Serve quindi un vero progetto di riorganizzazione e di accorpamento degli uffici, supportato da una forte implementazione della rete web per l’erogazione dei diversi servizi alle imprese e ai cittadini.

In un’ottica di revisione dei conti siamo convinti che si debbano ‘toccare’ anche gli orari e gli stipendi pubblici, allineandoli a quelli dei privati. Ad oggi, su quest’ultima voce, va ricordato, tra i due settori è in essere una forbice di 20-25 punti percentuali.

Vanno inoltre messe a mercato alcune attività dello Stato. Come l’ISS. Le spese della sanità sono certamente ottimizzabili. L’Istituto deve essere messo nelle condizione di produrre reddito. I costi possono essere abbassati attraverso una gestione di stampo aziendale e creando nicchie specializzate.

In chiave di crescita, anche la “Legge sviluppo” deve essere rivista. La promozione del sistema Paese, così com’è e risultati alla mano, non è perfettamente aderente alle necessità del Titano. Tra i punti da “risistemare” non possiamo dimenticare i parametri e la flessibilità per i permessi di soggiorno e le residenze.

Sul passaggio dall’imposta monofase all’IVA (la vogliamo chiamare volutamente IVA e non IGC anche per motivi di chiarezza: se si tratta di IVA e se questa parola è conosciuta all’estero, forse va adottata anche sul Titano), sottolineiamo ancora una volta la nostra posizione: il processo va accelerato.

La Segreteria di Stato alle Finanze, sull’argomento, sta proseguendo il percorso.

Nei giorni scorsi difatti ha inviato a tutte le parti sociali e alle associazioni di categoria sia il testo che la relazione. Per il sistema sammarinese si tratta di un tassello fondamentale, anche in un’ottica di avvicinamento all’Unione europea.
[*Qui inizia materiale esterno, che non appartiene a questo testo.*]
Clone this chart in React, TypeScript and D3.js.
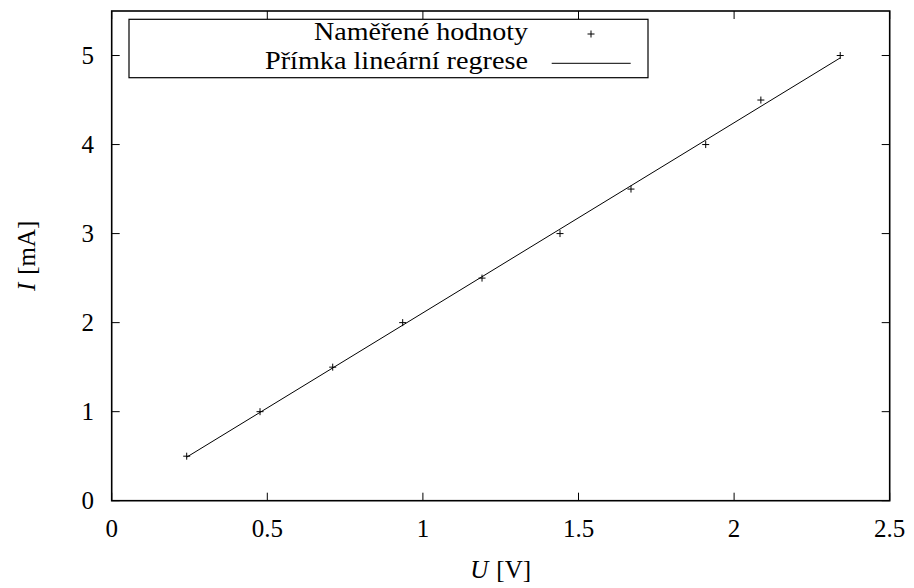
import React, { useEffect, useRef } from "react";
import * as d3 from "d3";

const voltage = [0.241, 0.4766, 0.7102, 0.935, 1.19, 1.4406, 1.6687, 1.9088, 2.086, 2.341];
const current = [0.5, 1.0, 1.5, 2.0, 2.5, 3.0, 3.5, 4.0, 4.5, 5.0];
const xTicks = [0, 0.5, 1, 1.5, 2, 2.5];
const yTicks = [0, 1, 2, 3, 4, 5];
const legendLabels = ["Naměřené hodnoty", "Přímka lineární regrese"];

const W = 914;
const H = 588;
const M = { left: 111.7, right: 889.7, top: 11, bottom: 500.7 };
const FONT = "'Liberation Serif', 'Times New Roman', serif";

export default function App() {
  const ref = useRef<SVGSVGElement | null>(null);

  useEffect(() => {
    const svg = d3.select(ref.current);
    svg.selectAll("*").remove();

    const x = d3.scaleLinear().domain([0, 2.5]).range([M.left, M.right]);
    const y = d3.scaleLinear().domain([0, 5.5]).range([M.bottom, M.top]);

    const data = voltage.map((v, i) => ({ u: v, i: current[i] }));

    // least squares fit
    const mx = d3.mean(voltage)!;
    const my = d3.mean(current)!;
    let sxy = 0, sxx = 0;
    data.forEach((d) => {
      sxy += (d.u - mx) * (d.i - my);
      sxx += (d.u - mx) * (d.u - mx);
    });
    const slope = sxy / sxx;
    const intercept = my - slope * mx;
    const [xmin, xmax] = d3.extent(voltage) as [number, number];
    const fitPts: [number, number][] = [
      [xmin, intercept + slope * xmin],
      [xmax, intercept + slope * xmax],
    ];

    const tickLen = 8;
    const g = svg.append("g");

    // ticks on all sides
    xTicks.forEach((t) => {
      g.append("line").attr("x1", x(t)).attr("x2", x(t)).attr("y1", M.bottom).attr("y2", M.bottom - tickLen)
        .attr("stroke", "#000").attr("stroke-width", 1);
      g.append("line").attr("x1", x(t)).attr("x2", x(t)).attr("y1", M.top).attr("y2", M.top + tickLen)
        .attr("stroke", "#000").attr("stroke-width", 1);
      g.append("text").attr("x", x(t)).attr("y", 537).attr("text-anchor", "middle")
        .attr("font-family", FONT).attr("font-size", 25).text(String(t));
    });
    yTicks.forEach((t) => {
      g.append("line").attr("x1", M.left).attr("x2", M.left + tickLen).attr("y1", y(t)).attr("y2", y(t))
        .attr("stroke", "#000").attr("stroke-width", 1);
      g.append("line").attr("x1", M.right).attr("x2", M.right - tickLen).attr("y1", y(t)).attr("y2", y(t))
        .attr("stroke", "#000").attr("stroke-width", 1);
      g.append("text").attr("x", 94).attr("y", y(t) + 8.5).attr("text-anchor", "end")
        .attr("font-family", FONT).attr("font-size", 25).text(String(t));
    });

    // border
    g.append("rect").attr("x", M.left).attr("y", M.top).attr("width", M.right - M.left)
      .attr("height", M.bottom - M.top).attr("fill", "none").attr("stroke", "#000").attr("stroke-width", 1.6);

    // legend
    g.append("rect").attr("x", 129).attr("y", 19.3).attr("width", 648 - 129).attr("height", 77.7 - 19.3)
      .attr("fill", "#fff").attr("stroke", "#000").attr("stroke-width", 1.2);
    g.append("text").attr("x", 528).attr("y", 40).attr("text-anchor", "end")
      .attr("font-family", FONT).attr("font-size", 25)
      .attr("textLength", 214).attr("lengthAdjust", "spacingAndGlyphs").text(legendLabels[0]);
    g.append("text").attr("x", 528).attr("y", 68.5).attr("text-anchor", "end")
      .attr("font-family", FONT).attr("font-size", 25)
      .attr("textLength", 263).attr("lengthAdjust", "spacingAndGlyphs").text(legendLabels[1]);
    const ps = 3.5;
    g.append("path").attr("d", `M${591 - ps},34H${591 + ps}M591,${34 - ps}V${34 + ps}`)
      .attr("stroke", "#000").attr("stroke-width", 1);
    g.append("line").attr("x1", 551.7).attr("x2", 630.7).attr("y1", 63.3).attr("y2", 63.3)
      .attr("stroke", "#000").attr("stroke-width", 1);

    // fit line
    g.append("path").datum(fitPts)
      .attr("d", d3.line<[number, number]>().x((d) => x(d[0])).y((d) => y(d[1])))
      .attr("fill", "none").attr("stroke", "#000").attr("stroke-width", 1);

    // points
    g.selectAll("path.pt").data(data).enter().append("path").attr("class", "pt")
      .attr("d", (d) => {
        const px = x(d.u), py = y(d.i);
        return `M${px - ps},${py}H${px + ps}M${px},${py - ps}V${py + ps}`;
      })
      .attr("stroke", "#000").attr("stroke-width", 1);

    // axis labels
    const xl = g.append("text").attr("x", 500.7).attr("y", 578).attr("text-anchor", "middle")
      .attr("font-family", FONT).attr("font-size", 25);
    xl.append("tspan").attr("font-style", "italic").text("U");
    xl.append("tspan").attr("dx", 8).text("[V]");

    const yl = g.append("text").attr("transform", `translate(35,${(M.top + M.bottom) / 2}) rotate(-90)`)
      .attr("text-anchor", "middle").attr("font-family", FONT).attr("font-size", 25);
    yl.append("tspan").attr("font-style", "italic").text("I");
    yl.append("tspan").attr("dx", 8).text("[mA]");
  }, []);

  return (
    <svg ref={ref} width={W} height={H} style={{ position: "absolute", left: 0, top: 0, background: "#fff" }} />
  );
}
Un passaggio che permetterà al Titano di attrarre le imprese straniere.

Ricordiamo che oggi la monofase crea non pochi problemi alle transazioni commerciali: spesso i clienti non conoscono le procedure e rischiano di “scivolare” sul T2. L’accordo con l’Unione europea comporterà per la Repubblica di San Marino alcuni oneri ma anche e soprattutto molti vantaggi, come ad esempio la gestione interna delle dogane, che richiederà certamente competenze e un percorso di formazione.